Still, there is little indication that the followers of Jefferson or Jackson or Lincoln were interested in going much farther with the development of presidential power. On the contrary, once the great leaders of the nineteenth-century presidency cleared away the governmental arrangements that supported their political adversaries, fellow partisans took care to cabin the mobilizing energy of the presidential office in institutions that they could control. Congress took charge of Jefferson’s nomination to a second term, and in due course, the congressional party caucus was said to be the real “King.” In the aftermath of Jackson’s presidency, national conventions of state-party delegates assumed control over presidential nominations, and soon, the leaders of the state-party organizations were recognized as the real “bosses.”
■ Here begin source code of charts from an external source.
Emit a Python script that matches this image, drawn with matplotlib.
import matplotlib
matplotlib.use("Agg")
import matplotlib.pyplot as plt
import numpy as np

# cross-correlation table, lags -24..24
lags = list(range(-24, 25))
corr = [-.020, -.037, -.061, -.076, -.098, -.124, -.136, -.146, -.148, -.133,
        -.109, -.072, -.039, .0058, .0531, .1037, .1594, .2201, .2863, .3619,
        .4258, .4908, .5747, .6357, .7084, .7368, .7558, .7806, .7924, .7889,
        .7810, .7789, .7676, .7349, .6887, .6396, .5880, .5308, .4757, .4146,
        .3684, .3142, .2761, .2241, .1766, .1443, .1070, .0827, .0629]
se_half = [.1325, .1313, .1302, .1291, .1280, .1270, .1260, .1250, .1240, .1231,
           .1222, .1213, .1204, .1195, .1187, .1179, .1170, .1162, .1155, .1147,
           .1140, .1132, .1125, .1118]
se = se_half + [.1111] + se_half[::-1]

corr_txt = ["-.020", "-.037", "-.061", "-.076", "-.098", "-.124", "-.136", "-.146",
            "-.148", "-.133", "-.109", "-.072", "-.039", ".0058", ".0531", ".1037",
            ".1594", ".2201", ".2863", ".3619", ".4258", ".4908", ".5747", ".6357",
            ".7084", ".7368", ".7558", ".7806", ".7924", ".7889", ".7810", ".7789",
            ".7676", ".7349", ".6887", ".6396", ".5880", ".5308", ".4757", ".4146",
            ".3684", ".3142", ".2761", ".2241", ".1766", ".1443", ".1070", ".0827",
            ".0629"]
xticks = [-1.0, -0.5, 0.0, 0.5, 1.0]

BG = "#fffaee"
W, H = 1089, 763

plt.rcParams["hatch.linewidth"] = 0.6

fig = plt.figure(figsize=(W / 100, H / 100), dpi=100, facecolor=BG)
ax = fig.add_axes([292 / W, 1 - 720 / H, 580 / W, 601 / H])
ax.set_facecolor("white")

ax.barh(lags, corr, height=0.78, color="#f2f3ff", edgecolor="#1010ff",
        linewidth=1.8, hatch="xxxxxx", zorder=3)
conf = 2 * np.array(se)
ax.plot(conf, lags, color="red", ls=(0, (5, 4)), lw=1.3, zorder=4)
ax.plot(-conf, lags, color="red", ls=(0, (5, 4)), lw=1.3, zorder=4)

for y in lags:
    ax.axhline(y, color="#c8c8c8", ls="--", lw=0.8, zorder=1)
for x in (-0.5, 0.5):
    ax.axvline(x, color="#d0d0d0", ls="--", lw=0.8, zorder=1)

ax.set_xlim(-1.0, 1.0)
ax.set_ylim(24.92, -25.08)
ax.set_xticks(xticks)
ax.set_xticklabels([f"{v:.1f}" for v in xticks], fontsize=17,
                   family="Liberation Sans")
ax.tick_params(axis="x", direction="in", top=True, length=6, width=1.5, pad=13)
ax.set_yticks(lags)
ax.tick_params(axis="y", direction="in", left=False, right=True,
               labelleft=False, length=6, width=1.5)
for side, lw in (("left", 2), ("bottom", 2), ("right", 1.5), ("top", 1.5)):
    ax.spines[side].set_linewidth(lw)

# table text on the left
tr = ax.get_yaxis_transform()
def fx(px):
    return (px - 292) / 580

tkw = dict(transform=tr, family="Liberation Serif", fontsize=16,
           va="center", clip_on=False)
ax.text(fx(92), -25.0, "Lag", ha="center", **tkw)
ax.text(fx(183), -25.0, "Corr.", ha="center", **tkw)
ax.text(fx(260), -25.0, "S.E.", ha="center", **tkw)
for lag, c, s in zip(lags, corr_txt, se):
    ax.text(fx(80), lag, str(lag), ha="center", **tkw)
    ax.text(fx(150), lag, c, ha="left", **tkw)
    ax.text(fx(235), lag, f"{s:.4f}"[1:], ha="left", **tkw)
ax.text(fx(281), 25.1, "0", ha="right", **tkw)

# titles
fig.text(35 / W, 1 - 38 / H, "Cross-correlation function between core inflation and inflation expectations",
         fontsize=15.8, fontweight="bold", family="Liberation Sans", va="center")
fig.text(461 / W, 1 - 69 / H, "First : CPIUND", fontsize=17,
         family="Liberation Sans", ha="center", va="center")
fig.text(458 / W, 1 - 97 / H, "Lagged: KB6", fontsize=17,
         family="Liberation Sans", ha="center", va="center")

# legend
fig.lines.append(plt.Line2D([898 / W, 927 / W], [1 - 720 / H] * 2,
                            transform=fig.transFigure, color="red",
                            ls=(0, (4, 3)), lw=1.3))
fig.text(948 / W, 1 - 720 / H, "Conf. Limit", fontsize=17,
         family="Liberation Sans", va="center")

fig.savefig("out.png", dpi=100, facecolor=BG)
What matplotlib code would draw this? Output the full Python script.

The party-based presidency of the nineteenth century connected political mobilization more directly to governmental management, but it did so by creating a strong overlay of collective controls that closely regulated both spheres of presidential action. Organizing the system from the bottom up, the parties of the period cast the president as the titular head of a national aggregation of local machines. They corralled and controlled the independence of the executive office by enlisting it in their own wide-ranging communities of interest. In the process, and by extension, these parties thoroughly politicized management. They actively exploited the disruptive consequences of presidential elections by laying claim to the administrative offices of the federal government. The presidents of the party state were expected to offer up the largess of the executive branch to the state and local organizations that had secured their election. The order-shattering effects of national elections registered routinely in a periodic purge of the placeholders—the rotation en masse of the civil service.

The best to be said for the “spoils system” of administration may be that these effects were decentralized, depersonalized, and dispersed. That kept the parties strong and executive independence in check. By the same token, the party state had clear time horizons as a solution to the problem of the presidency. It worked only so long as service to the localities sufficed as a governing formula for the nation.